* _SHORT PROBLEM_: Strip the pictures and reproduce the rest of the listing exactly.

* _SOURCE EXCERPT_:

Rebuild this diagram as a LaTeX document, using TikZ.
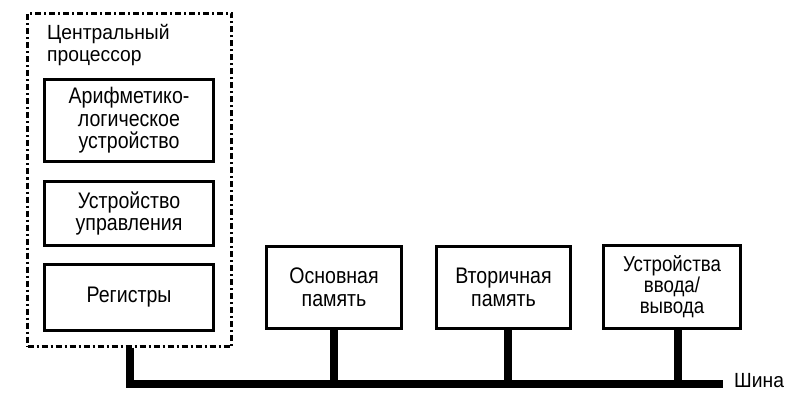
\documentclass[tikz,border=0pt]{standalone}
\usepackage{fontspec}
\setmainfont{Liberation Sans}
\newfontfamily\boxfont{Liberation Sans}[FakeStretch=0.87]
\newfontfamily\lblfont{Liberation Sans}[FakeStretch=0.94]
\begin{document}
\begin{tikzpicture}[x=1pt,y=-1pt,
  box/.style={draw=black,line width=3.5pt,fill=white,align=center,inner sep=0pt,
    font=\boxfont\fontsize{22.5}{22.5}\selectfont},
  cpubox/.style={draw=black,line width=2.2pt,dash pattern=on 6pt off 3pt on 2pt off 3pt,inner sep=0pt},
  bus/.style={line width=8pt,line cap=butt,line join=miter},
  lbl/.style={font=\lblfont\fontsize{20.5}{22.5}\selectfont,inner sep=0pt}]
\useasboundingbox (0,0) rectangle (799,406);
% CPU outline
\node[cpubox,minimum width=204pt,minimum height=333pt] (cpu) at (129.5,180) {};
\node[lbl,anchor=north west,align=left] (cpulbl) at (47,24) {Центральный\\процессор};
% CPU components
\node[box,minimum width=169pt,minimum height=82pt] (alu) at (129,120.5) {Арифметико-\\логическое\\устройство};
\node[box,minimum width=169pt,minimum height=64pt] (cu) at (129,213.5) {Устройство\\управления};
\node[box,minimum width=169pt,minimum height=66pt] (reg) at (129,297.5) {Регистры};
% Other devices
\node[box,minimum width=135pt,minimum height=82pt] (mem) at (334,287.5) {Основная\\память};
\node[box,minimum width=134pt,minimum height=82pt] (sec) at (503.5,287.5) {Вторичная\\память};
\node[box,minimum width=137pt,minimum height=83pt,
  font=\boxfont\fontsize{21.5}{21}\selectfont] (io) at (672,287) {Устройства\\ввода/\\вывода};
% Bus
\coordinate (busR) at (723,384);
\draw[bus] (cpu.south) |- (busR);
\draw[bus] (mem.south) -- (mem.south |- busR);
\draw[bus] ([xshift=4pt]sec.south) -- ([xshift=4pt]sec.south |- busR);
\draw[bus] ([xshift=6pt]io.south) -- ([xshift=6pt]io.south |- busR);
\node[lbl,anchor=west] (buslbl) at (734,381) {Шина};
\end{tikzpicture}
\end{document}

* _EXERCISE RESPONSE_:
Rebuild this diagram as a LaTeX document, using TikZ.
\documentclass[tikz,border=0pt]{standalone}
\usepackage{fontspec}
\setmainfont{Liberation Sans}
\newfontfamily\boxfont{Liberation Sans}[FakeStretch=0.87]
\newfontfamily\lblfont{Liberation Sans}[FakeStretch=0.94]
\begin{document}
\begin{tikzpicture}[x=1pt,y=-1pt,
  box/.style={draw=black,line width=3.5pt,fill=white,align=center,inner sep=0pt,
    font=\boxfont\fontsize{22.5}{22.5}\selectfont},
  cpubox/.style={draw=black,line width=2.2pt,dash pattern=on 6pt off 3pt on 2pt off 3pt,inner sep=0pt},
  bus/.style={line width=8pt,line cap=butt,line join=miter},
  lbl/.style={font=\lblfont\fontsize{20.5}{22.5}\selectfont,inner sep=0pt}]
\useasboundingbox (0,0) rectangle (799,406);
% CPU outline
\node[cpubox,minimum width=204pt,minimum height=333pt] (cpu) at (129.5,180) {};
\node[lbl,anchor=north west,align=left] (cpulbl) at (47,24) {Центральный\\процессор};
% CPU components
\node[box,minimum width=169pt,minimum height=82pt] (alu) at (129,120.5) {Арифметико-\\логическое\\устройство};
\node[box,minimum width=169pt,minimum height=64pt] (cu) at (129,213.5) {Устройство\\управления};
\node[box,minimum width=169pt,minimum height=66pt] (reg) at (129,297.5) {Регистры};
% Other devices
\node[box,minimum width=135pt,minimum height=82pt] (mem) at (334,287.5) {Основная\\память};
\node[box,minimum width=134pt,minimum height=82pt] (sec) at (503.5,287.5) {Вторичная\\память};
\node[box,minimum width=137pt,minimum height=83pt,
  font=\boxfont\fontsize{21.5}{21}\selectfont] (io) at (672,287) {Устройства\\ввода/\\вывода};
% Bus
\coordinate (busR) at (723,384);
\draw[bus] (cpu.south) |- (busR);
\draw[bus] (mem.south) -- (mem.south |- busR);
\draw[bus] ([xshift=4pt]sec.south) -- ([xshift=4pt]sec.south |- busR);
\draw[bus] ([xshift=6pt]io.south) -- ([xshift=6pt]io.south |- busR);
\node[lbl,anchor=west] (buslbl) at (734,381) {Шина};
\end{tikzpicture}
\end{document}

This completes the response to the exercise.